# Club Intrawest - exchanging directly through II



## cd5 (Apr 10, 2016)

One of our members (https://www.facebook.com/groups/clubintrawestowners/) has found this clause in the Club Intrawest master declaration (section 42):

_Interval International Inc.

The Club, II and the Developer entered into an affiliation agreement which expires on December 7, 2019. II is regulated as an exchange company operator in various jurisdictions in the U.S. and Canada.

A copy of the affiliation agreement is included as part of Table 11. Under the Club Intrawest Exchange Program, *Members of the Club who did not purchase from the Developer or its Appointees or who are otherwise not approved by the Developer to participate in the ExtraOrdinary Escapes Program can arrange vacation exchanges at other timeshare resorts who are affiliated with II on the following basis:*

Members are required to contact the Club to book a 7-night reservation at any Club location with a Sunday night arrival, and to inform the Club of their intention to deposit the week with II. Members must then contact II at 1-800-828-8200 to deposit their Club reservation into the II exchange network and to begin vacation planning with II’s Exchange Services._

1- could someone who is a Club Intrawest member and NOT a member of Extraordinary Escapes AND exchanges through II confirm that this is the current process they use?
2- has anyone who bought resale after 2007 been able to deposit & book with II using this process?

This appears to go counter to what Club Intrawest has told members in the past and to what is said here concerning ability to exchange "directly" through II in that if the CI points were purchased resale after a certain date;ie: the member could not use II.

We are encouraging our members NOT to buy DRI "The Club" points for exchanges regardless of the stories sales staff tell about not being able to exchange without EE/The Club. Someone will attempt to verify the info with Interval but in the meantime I'm wondering if the information in that clause is currently applicable...


----------



## cd5 (Apr 10, 2016)

*Found the answer in an old thread...*

Found the answer in an old thread started in 2011...

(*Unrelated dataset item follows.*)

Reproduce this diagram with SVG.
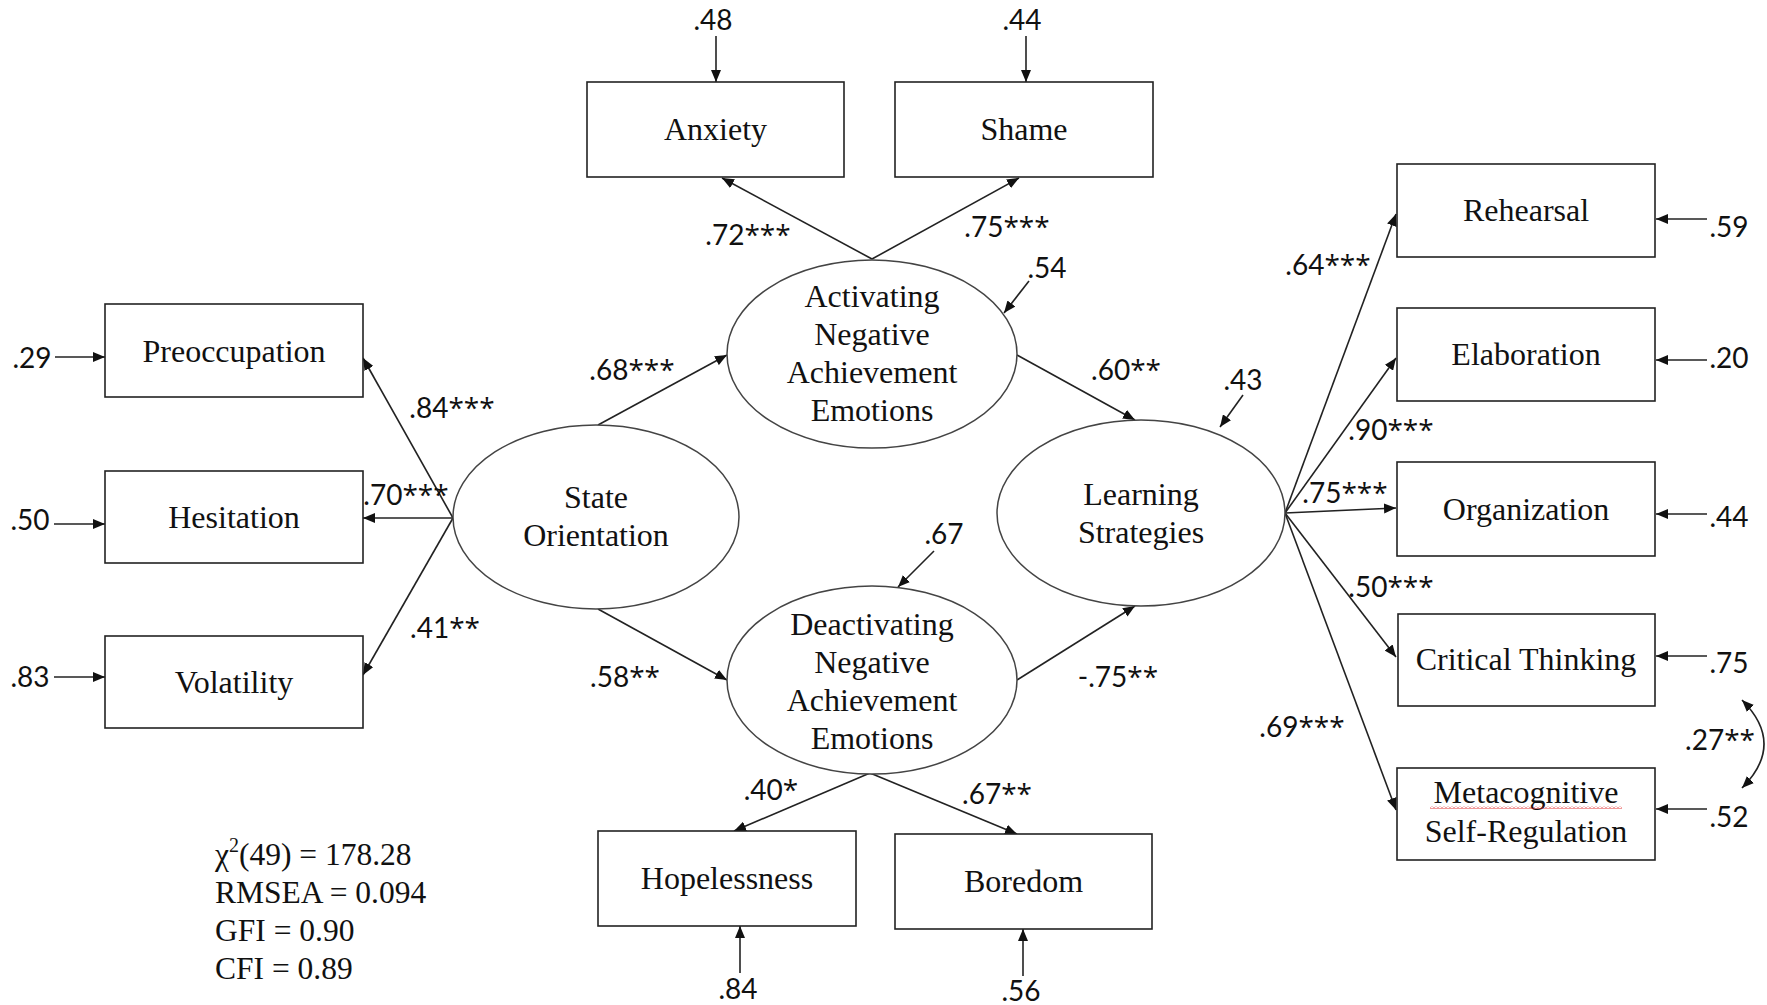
<svg xmlns="http://www.w3.org/2000/svg" width="1767" height="1005" viewBox="0 0 1767 1005">
<defs>
<style>
.box{fill:#fff;stroke:#222;stroke-width:1.6}
.ell{fill:#fff;stroke:#444;stroke-width:1.5}
.ln{fill:none;stroke:#222;stroke-width:1.6;marker-end:url(#ah)}
.t{font-family:"Liberation Serif","Times New Roman",serif;font-size:32px;fill:#111;text-anchor:middle}
.s{font-family:"Liberation Serif","Times New Roman",serif;font-size:31.5px;fill:#111}
.n{font-family:Lato,"Liberation Sans",sans-serif;font-size:28px;fill:#111;text-anchor:middle}
.a{font-family:"Open Sans","Liberation Sans",sans-serif;font-size:28px}
</style>
<marker id="ah" markerWidth="12" markerHeight="10" refX="12" refY="5" orient="auto" markerUnits="userSpaceOnUse"><path d="M0,0 L12,5 L0,10 z" fill="#111"/></marker>
<marker id="ah2" markerWidth="12" markerHeight="10" refX="12" refY="5" orient="auto-start-reverse" markerUnits="userSpaceOnUse"><path d="M0,0 L12,5 L0,10 z" fill="#111"/></marker>
<pattern id="wavy" width="4" height="3" patternUnits="userSpaceOnUse"><path d="M0,2.5 L2,0.5 L4,2.5" fill="none" stroke="#e02020" stroke-width="0.9"/></pattern>
</defs>
<rect width="1767" height="1005" fill="#fff"/>

<g id="connectors">
<line class="ln" x1="453" y1="518" x2="363" y2="358"/>
<line class="ln" x1="453" y1="518" x2="363" y2="518"/>
<line class="ln" x1="453" y1="518" x2="363" y2="675"/>
<line class="ln" x1="55" y1="357" x2="105" y2="357"/>
<line class="ln" x1="54" y1="524" x2="105" y2="524"/>
<line class="ln" x1="54" y1="677" x2="105" y2="677"/>
<line class="ln" x1="598" y1="425" x2="727" y2="355"/>
<line class="ln" x1="598" y1="609" x2="727" y2="680"/>
<line class="ln" x1="1017" y1="355" x2="1135" y2="420"/>
<line class="ln" x1="1017" y1="680" x2="1135" y2="606"/>
<line class="ln" x1="872" y1="259" x2="722" y2="178"/>
<line class="ln" x1="872" y1="259" x2="1019" y2="178"/>
<line class="ln" x1="716" y1="36" x2="716" y2="82"/>
<line class="ln" x1="1026" y1="36" x2="1026" y2="82"/>
<line class="ln" x1="1029" y1="281" x2="1004" y2="313"/>
<line class="ln" x1="870" y1="773" x2="734" y2="831"/>
<line class="ln" x1="870" y1="773" x2="1017" y2="834"/>
<line class="ln" x1="740" y1="973" x2="740" y2="926"/>
<line class="ln" x1="1023" y1="976" x2="1023" y2="929"/>
<line class="ln" x1="934" y1="551" x2="898" y2="587"/>
<line class="ln" x1="1285" y1="513" x2="1396" y2="214"/>
<line class="ln" x1="1285" y1="513" x2="1396" y2="358"/>
<line class="ln" x1="1285" y1="513" x2="1396" y2="508"/>
<line class="ln" x1="1285" y1="513" x2="1396" y2="657"/>
<line class="ln" x1="1285" y1="513" x2="1396" y2="810"/>
<line class="ln" x1="1243" y1="395" x2="1220" y2="427"/>
<line class="ln" x1="1707" y1="219" x2="1656" y2="219"/>
<line class="ln" x1="1707" y1="360" x2="1656" y2="360"/>
<line class="ln" x1="1707" y1="514" x2="1656" y2="514"/>
<line class="ln" x1="1707" y1="656" x2="1656" y2="656"/>
<line class="ln" x1="1707" y1="809" x2="1656" y2="809"/>
<path d="M1742,700 Q1786,744 1742,788" fill="none" stroke="#222" stroke-width="1.6" marker-start="url(#ah2)" marker-end="url(#ah2)"/>
</g>

<g id="preoccupation"><rect class="box" x="105" y="304" width="258" height="93"/><text class="t" x="234" y="362">Preoccupation</text></g>
<g id="hesitation"><rect class="box" x="105" y="471" width="258" height="92"/><text class="t" x="234" y="528">Hesitation</text></g>
<g id="volatility"><rect class="box" x="105" y="636" width="258" height="92"/><text class="t" x="234" y="693">Volatility</text></g>
<g id="anxiety"><rect class="box" x="587" y="82" width="257" height="95"/><text class="t" x="715.5" y="140">Anxiety</text></g>
<g id="shame"><rect class="box" x="895" y="82" width="258" height="95"/><text class="t" x="1024" y="140">Shame</text></g>
<g id="hopelessness"><rect class="box" x="598" y="831" width="258" height="95"/><text class="t" x="727" y="889">Hopelessness</text></g>
<g id="boredom"><rect class="box" x="895" y="834" width="257" height="95"/><text class="t" x="1023.5" y="892">Boredom</text></g>
<g id="rehearsal"><rect class="box" x="1397" y="164" width="258" height="93"/><text class="t" x="1526" y="221">Rehearsal</text></g>
<g id="elaboration"><rect class="box" x="1397" y="308" width="258" height="93"/><text class="t" x="1526" y="365">Elaboration</text></g>
<g id="organization"><rect class="box" x="1397" y="462" width="258" height="94"/><text class="t" x="1526" y="520">Organization</text></g>
<g id="critical-thinking"><rect class="box" x="1398" y="614" width="257" height="92"/><text class="t" x="1526" y="670">Critical Thinking</text></g>
<g id="metacognitive"><rect class="box" x="1397" y="768" width="258" height="92"/><text class="t" x="1526" y="803">Metacognitive</text><rect x="1430" y="806" width="192" height="3" fill="url(#wavy)"/><text class="t" x="1526" y="842">Self-Regulation</text></g>

<g id="state-orientation"><ellipse class="ell" cx="596" cy="517" rx="143" ry="92"/><text class="t" x="596" y="508">State</text><text class="t" x="596" y="546">Orientation</text></g>
<g id="activating"><ellipse class="ell" cx="872" cy="354" rx="145" ry="94"/><text class="t" x="872" y="307">Activating</text><text class="t" x="872" y="345">Negative</text><text class="t" x="872" y="383">Achievement</text><text class="t" x="872" y="421">Emotions</text></g>
<g id="learning-strategies"><ellipse class="ell" cx="1141" cy="513" rx="144" ry="93"/><text class="t" x="1141" y="505">Learning</text><text class="t" x="1141" y="543">Strategies</text></g>
<g id="deactivating"><ellipse class="ell" cx="872" cy="680" rx="145" ry="94"/><text class="t" x="872" y="635">Deactivating</text><text class="t" x="872" y="673">Negative</text><text class="t" x="872" y="711">Achievement</text><text class="t" x="872" y="749">Emotions</text></g>

<g id="labels">
<text class="n" x="713" y="30">.48</text>
<text class="n" x="1022" y="30">.44</text>
<text class="n" x="748" y="245">.72<tspan class="a">***</tspan></text>
<text class="n" x="1007" y="237">.75<tspan class="a">***</tspan></text>
<text class="n" x="1047" y="278">.54</text>
<text class="n" x="632" y="380">.68<tspan class="a">***</tspan></text>
<text class="n" x="1126" y="380">.60<tspan class="a">**</tspan></text>
<text class="n" x="1243" y="390">.43</text>
<text class="n" x="452" y="418">.84<tspan class="a">***</tspan></text>
<text class="n" x="406" y="505">.70<tspan class="a">***</tspan></text>
<text class="n" x="445" y="638">.41<tspan class="a">**</tspan></text>
<text class="n" x="32" y="368">.29</text>
<text class="n" x="30" y="530">.50</text>
<text class="n" x="30" y="687">.83</text>
<text class="n" x="944" y="544">.67</text>
<text class="n" x="625" y="687">.58<tspan class="a">**</tspan></text>
<text class="n" x="1118" y="687">-.75<tspan class="a">**</tspan></text>
<text class="n" x="771" y="800">.40<tspan class="a">*</tspan></text>
<text class="n" x="997" y="804">.67<tspan class="a">**</tspan></text>
<text class="n" x="738" y="999">.84</text>
<text class="n" x="1021" y="1001">.56</text>
<text class="n" x="1328" y="275">.64<tspan class="a">***</tspan></text>
<text class="n" x="1391" y="440">.90<tspan class="a">***</tspan></text>
<text class="n" x="1345" y="503">.75<tspan class="a">***</tspan></text>
<text class="n" x="1391" y="597">.50<tspan class="a">***</tspan></text>
<text class="n" x="1302" y="737">.69<tspan class="a">***</tspan></text>
<text class="n" x="1729" y="237">.59</text>
<text class="n" x="1729" y="368">.20</text>
<text class="n" x="1729" y="527">.44</text>
<text class="n" x="1729" y="673">.75</text>
<text class="n" x="1729" y="827">.52</text>
<text class="n" x="1720" y="750">.27<tspan class="a">**</tspan></text>
</g>

<g id="fit-statistics">
<text class="s" x="215" y="865">χ<tspan font-size="20" dy="-13">2</tspan><tspan dy="13">(49) = 178.28</tspan></text>
<text class="s" x="215" y="903">RMSEA = 0.094</text>
<text class="s" x="215" y="941">GFI = 0.90</text>
<text class="s" x="215" y="979">CFI = 0.89</text>
</g>
</svg>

http://www.tugbbs.com/forums/showthread.php?p=1483662#post1483662


----------



## tashamen (Apr 11, 2016)

cd5 said:


> Members are required to contact the Club to book a 7-night reservation at any Club location with a Sunday night arrival, and to inform the Club of their intention to deposit the week with II. Members must then contact II at 1-800-828-8200 to deposit their Club reservation into the II exchange network and to begin vacation planning with II’s Exchange Services.[/I]
> 
> 1- could someone who is a Club Intrawest member and NOT a member of Extraordinary Escapes AND exchanges through II confirm that this is the current process they use?



I'm a CI member and not a member of EE, and have an individual membership with II.  I just reserved a week at CI Whistler online on the CI website, and am in process of depositing it into II through II's website.  This is what I've done before, though I did not notify CI of my "intention to deposit the week with II."  Normally that deposit process takes about a day for II to confirm the reservation number - I'll find out tomorrow if it's gone through, but expect it will.  I'm following what is in the Diamond Transaction FAQs on the CI website:

"7. Will my exchange company change?
a. No, the acquisition will not change whichever external exchange company you are currently with. Should you choose to exchange your Resort Points for an exchange reservation please continue to do so as you have done previously, through the website or by calling Member Services." 

What's rather different about the above is that it claims that I could deposit *any Club location* into II.  However, on the II website it still only shows the 3 options that have been allowed to be deposited in the past: Tremblant, Whistler and Palm Desert.


----------



## tashamen (Apr 12, 2016)

*Update on my CI deposit into II*

The process I described in my earlier post has now been completed in less than 2 days.  I reserved my CI Whistler week online, and when I received the confirmation number for that, then went online into II and deposited it.  No issues.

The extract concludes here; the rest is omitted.